### EXERCISE BRIEF
Your task is to gather the lines below that hold the string "script".

### INFORMATION SHOWN
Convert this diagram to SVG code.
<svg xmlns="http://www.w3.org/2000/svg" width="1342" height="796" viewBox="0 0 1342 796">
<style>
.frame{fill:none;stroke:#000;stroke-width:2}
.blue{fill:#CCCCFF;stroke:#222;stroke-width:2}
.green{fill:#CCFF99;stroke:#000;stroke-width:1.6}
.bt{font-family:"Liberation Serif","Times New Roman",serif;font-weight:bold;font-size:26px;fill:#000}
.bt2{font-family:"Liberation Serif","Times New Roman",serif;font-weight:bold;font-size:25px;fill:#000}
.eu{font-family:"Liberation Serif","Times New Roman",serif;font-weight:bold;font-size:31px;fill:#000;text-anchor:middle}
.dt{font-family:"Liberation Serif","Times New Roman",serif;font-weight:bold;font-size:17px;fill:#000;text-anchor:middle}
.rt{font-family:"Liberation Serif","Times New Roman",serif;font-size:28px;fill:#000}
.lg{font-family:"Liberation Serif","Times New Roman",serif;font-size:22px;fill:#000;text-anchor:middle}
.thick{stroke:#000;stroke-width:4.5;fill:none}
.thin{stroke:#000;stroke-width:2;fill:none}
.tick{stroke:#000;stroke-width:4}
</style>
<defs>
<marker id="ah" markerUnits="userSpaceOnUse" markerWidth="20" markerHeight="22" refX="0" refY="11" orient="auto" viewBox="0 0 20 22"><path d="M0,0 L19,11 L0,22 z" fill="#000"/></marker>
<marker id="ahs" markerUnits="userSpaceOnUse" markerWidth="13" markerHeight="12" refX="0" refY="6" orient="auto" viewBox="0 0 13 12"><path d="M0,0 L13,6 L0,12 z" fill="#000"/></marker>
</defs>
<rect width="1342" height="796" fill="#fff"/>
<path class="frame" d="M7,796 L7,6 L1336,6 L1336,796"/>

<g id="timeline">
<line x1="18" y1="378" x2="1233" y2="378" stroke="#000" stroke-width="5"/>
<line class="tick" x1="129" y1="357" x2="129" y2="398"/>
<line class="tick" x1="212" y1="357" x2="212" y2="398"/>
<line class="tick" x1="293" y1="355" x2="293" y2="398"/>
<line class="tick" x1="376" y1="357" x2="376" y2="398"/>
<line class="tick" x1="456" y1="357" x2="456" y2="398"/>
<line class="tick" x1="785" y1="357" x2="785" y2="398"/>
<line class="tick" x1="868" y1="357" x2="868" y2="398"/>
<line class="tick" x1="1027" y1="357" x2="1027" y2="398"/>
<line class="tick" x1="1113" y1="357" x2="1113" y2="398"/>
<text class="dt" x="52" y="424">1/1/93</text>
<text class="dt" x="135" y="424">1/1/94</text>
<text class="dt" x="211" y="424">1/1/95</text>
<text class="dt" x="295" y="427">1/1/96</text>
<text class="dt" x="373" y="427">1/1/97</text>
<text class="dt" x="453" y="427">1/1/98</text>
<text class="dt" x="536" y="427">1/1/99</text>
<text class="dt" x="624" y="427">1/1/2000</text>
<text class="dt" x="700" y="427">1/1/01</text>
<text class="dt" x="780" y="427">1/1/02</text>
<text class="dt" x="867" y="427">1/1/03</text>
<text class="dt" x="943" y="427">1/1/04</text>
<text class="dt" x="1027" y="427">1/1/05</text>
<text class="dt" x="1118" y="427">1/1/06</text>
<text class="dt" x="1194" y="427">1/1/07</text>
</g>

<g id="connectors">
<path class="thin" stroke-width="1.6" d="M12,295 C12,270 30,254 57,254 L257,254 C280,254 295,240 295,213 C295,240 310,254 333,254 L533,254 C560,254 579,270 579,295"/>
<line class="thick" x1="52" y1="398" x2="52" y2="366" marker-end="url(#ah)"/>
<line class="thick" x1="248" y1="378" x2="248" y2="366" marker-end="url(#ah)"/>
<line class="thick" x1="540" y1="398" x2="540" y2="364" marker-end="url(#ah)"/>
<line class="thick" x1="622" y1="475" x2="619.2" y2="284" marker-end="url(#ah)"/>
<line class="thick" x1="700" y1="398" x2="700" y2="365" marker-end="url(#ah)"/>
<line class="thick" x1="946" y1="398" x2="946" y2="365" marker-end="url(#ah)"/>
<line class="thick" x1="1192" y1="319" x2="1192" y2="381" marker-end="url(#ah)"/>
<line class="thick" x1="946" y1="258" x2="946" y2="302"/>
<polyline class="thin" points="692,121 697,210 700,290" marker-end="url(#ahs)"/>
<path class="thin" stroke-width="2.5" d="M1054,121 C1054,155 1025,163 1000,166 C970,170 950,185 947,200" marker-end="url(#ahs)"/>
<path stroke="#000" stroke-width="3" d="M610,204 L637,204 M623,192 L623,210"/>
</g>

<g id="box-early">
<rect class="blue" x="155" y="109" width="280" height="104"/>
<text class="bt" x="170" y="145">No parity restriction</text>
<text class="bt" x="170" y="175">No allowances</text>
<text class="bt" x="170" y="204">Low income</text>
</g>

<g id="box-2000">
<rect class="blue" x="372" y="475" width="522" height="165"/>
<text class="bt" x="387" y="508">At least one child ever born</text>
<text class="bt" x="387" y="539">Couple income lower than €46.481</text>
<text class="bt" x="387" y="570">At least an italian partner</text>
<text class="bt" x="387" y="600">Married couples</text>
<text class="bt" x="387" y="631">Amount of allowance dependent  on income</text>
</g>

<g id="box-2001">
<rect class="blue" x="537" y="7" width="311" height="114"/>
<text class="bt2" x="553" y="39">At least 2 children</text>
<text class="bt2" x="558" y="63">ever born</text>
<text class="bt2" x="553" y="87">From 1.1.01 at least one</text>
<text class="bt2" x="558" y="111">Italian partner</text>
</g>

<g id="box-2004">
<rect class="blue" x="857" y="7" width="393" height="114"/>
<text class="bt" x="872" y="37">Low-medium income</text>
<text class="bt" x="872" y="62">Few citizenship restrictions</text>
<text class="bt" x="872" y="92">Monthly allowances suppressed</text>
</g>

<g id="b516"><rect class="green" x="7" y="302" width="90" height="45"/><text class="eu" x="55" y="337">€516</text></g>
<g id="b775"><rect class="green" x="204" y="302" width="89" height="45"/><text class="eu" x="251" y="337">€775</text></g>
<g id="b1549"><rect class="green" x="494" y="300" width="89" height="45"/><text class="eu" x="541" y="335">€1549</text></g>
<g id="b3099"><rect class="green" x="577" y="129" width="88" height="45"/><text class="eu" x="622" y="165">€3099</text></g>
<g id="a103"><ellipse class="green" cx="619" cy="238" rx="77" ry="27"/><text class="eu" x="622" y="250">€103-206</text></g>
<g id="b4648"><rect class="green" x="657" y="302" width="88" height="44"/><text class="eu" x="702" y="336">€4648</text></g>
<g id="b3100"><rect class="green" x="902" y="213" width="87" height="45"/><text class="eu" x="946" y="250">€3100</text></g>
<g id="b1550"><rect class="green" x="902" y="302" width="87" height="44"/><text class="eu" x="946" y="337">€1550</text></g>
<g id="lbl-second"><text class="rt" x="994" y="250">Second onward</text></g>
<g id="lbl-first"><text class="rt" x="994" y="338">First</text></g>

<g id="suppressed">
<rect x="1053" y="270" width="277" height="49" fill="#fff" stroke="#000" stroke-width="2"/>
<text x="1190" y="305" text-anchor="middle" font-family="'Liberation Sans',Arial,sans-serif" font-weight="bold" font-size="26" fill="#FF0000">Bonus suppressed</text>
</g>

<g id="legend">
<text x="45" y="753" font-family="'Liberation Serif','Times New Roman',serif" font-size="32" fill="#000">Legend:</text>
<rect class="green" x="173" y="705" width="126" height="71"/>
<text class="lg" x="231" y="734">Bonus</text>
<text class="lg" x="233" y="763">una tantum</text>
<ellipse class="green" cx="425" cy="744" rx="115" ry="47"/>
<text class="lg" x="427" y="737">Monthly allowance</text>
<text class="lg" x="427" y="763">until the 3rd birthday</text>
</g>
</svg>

--

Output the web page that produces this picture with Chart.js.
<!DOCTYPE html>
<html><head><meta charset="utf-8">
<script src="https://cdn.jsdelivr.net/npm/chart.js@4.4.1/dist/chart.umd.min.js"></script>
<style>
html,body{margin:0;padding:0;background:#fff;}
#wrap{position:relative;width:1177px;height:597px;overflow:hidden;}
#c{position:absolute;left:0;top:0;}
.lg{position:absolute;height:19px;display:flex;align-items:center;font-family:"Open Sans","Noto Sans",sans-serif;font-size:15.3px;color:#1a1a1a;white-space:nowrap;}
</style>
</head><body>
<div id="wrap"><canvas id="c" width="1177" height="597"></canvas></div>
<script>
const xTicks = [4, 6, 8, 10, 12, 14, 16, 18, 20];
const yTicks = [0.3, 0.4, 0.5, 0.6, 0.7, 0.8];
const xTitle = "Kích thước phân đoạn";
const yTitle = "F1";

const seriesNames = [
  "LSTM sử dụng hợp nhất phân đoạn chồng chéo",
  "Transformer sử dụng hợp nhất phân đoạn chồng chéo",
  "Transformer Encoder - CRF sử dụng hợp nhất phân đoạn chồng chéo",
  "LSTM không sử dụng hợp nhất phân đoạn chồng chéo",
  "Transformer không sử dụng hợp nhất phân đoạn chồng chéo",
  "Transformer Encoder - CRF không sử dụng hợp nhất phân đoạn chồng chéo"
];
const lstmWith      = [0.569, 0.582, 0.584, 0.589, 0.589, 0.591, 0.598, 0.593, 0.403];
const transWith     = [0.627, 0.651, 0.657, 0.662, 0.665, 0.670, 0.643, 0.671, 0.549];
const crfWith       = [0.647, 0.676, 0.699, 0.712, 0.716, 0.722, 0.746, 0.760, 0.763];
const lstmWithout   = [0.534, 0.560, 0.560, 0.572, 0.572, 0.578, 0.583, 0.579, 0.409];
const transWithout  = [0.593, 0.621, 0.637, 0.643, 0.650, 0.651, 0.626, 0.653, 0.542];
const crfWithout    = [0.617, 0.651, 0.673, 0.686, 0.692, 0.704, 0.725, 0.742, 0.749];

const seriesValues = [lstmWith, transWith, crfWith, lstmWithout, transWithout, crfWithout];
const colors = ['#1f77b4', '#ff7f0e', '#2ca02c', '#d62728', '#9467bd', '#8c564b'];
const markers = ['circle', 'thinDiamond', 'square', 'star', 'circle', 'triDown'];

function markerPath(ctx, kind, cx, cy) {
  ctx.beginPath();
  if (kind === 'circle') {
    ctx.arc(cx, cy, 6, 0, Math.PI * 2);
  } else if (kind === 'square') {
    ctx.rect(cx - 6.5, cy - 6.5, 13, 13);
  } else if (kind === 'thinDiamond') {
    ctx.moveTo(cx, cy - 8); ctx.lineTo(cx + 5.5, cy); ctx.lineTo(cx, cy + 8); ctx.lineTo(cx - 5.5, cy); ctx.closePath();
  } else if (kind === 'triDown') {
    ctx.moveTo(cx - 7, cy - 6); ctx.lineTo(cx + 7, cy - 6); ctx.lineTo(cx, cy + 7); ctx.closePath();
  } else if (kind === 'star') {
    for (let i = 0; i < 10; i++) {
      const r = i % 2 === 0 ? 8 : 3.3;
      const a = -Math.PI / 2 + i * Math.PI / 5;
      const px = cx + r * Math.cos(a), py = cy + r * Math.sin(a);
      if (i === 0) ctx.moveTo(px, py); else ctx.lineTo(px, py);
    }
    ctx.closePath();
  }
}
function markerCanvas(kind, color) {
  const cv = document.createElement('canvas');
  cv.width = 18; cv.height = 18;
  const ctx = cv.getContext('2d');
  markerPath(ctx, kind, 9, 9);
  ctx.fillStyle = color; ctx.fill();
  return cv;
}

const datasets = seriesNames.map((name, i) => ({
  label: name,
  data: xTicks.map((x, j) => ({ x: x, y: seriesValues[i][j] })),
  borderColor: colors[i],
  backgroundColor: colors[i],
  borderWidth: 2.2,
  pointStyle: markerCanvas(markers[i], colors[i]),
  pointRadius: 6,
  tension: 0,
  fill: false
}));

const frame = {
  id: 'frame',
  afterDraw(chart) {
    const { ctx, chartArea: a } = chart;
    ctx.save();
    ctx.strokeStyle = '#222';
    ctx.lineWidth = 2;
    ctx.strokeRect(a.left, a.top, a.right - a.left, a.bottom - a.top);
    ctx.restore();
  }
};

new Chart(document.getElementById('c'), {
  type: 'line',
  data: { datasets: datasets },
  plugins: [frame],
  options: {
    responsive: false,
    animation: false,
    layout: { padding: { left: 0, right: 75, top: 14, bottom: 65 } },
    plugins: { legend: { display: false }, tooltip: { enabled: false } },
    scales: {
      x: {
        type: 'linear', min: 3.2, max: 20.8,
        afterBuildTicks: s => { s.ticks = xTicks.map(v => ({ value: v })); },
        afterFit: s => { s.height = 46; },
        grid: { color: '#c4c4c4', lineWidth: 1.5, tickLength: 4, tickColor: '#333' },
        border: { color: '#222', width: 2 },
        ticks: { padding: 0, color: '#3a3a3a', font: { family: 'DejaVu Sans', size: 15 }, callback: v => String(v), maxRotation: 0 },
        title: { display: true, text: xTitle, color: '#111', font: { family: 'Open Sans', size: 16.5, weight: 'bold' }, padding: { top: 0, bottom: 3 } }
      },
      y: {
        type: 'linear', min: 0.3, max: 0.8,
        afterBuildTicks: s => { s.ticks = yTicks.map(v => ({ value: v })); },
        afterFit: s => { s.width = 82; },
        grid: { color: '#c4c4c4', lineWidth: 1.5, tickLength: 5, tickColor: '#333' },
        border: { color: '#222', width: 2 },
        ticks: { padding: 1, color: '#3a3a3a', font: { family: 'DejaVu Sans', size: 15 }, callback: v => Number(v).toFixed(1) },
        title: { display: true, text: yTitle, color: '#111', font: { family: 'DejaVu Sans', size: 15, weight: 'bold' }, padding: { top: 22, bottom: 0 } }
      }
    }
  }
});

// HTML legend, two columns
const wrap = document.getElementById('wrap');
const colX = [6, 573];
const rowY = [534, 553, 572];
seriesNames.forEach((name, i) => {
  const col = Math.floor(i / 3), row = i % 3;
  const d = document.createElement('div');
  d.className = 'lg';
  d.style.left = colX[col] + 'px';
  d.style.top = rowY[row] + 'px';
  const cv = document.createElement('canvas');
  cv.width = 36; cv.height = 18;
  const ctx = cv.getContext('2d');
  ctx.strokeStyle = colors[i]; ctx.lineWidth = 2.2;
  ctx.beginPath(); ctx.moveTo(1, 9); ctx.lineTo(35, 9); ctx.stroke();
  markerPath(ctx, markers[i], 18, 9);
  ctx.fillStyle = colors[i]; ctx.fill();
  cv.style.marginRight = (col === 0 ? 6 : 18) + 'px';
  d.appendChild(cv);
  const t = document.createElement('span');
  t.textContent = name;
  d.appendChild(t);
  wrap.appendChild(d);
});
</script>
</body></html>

* * *

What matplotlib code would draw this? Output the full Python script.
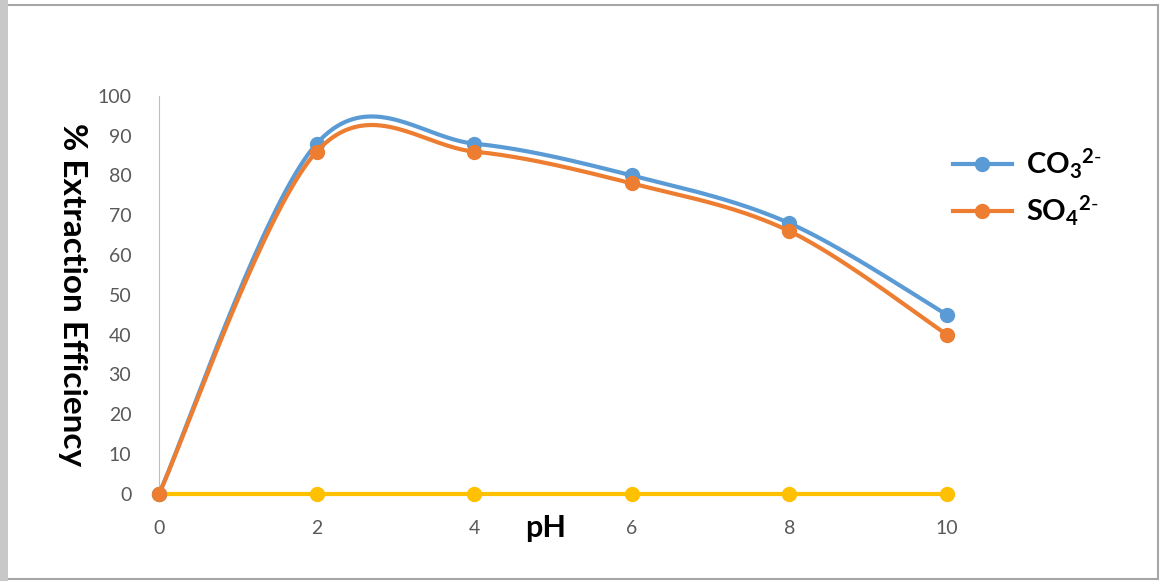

### EXERCISE SOLUTION
<script src="https://cdn.jsdelivr.net/npm/chart.js@4.4.1/dist/chart.umd.min.js"></script>
<script>
</script>
What matplotlib code would draw this? Output the full Python script.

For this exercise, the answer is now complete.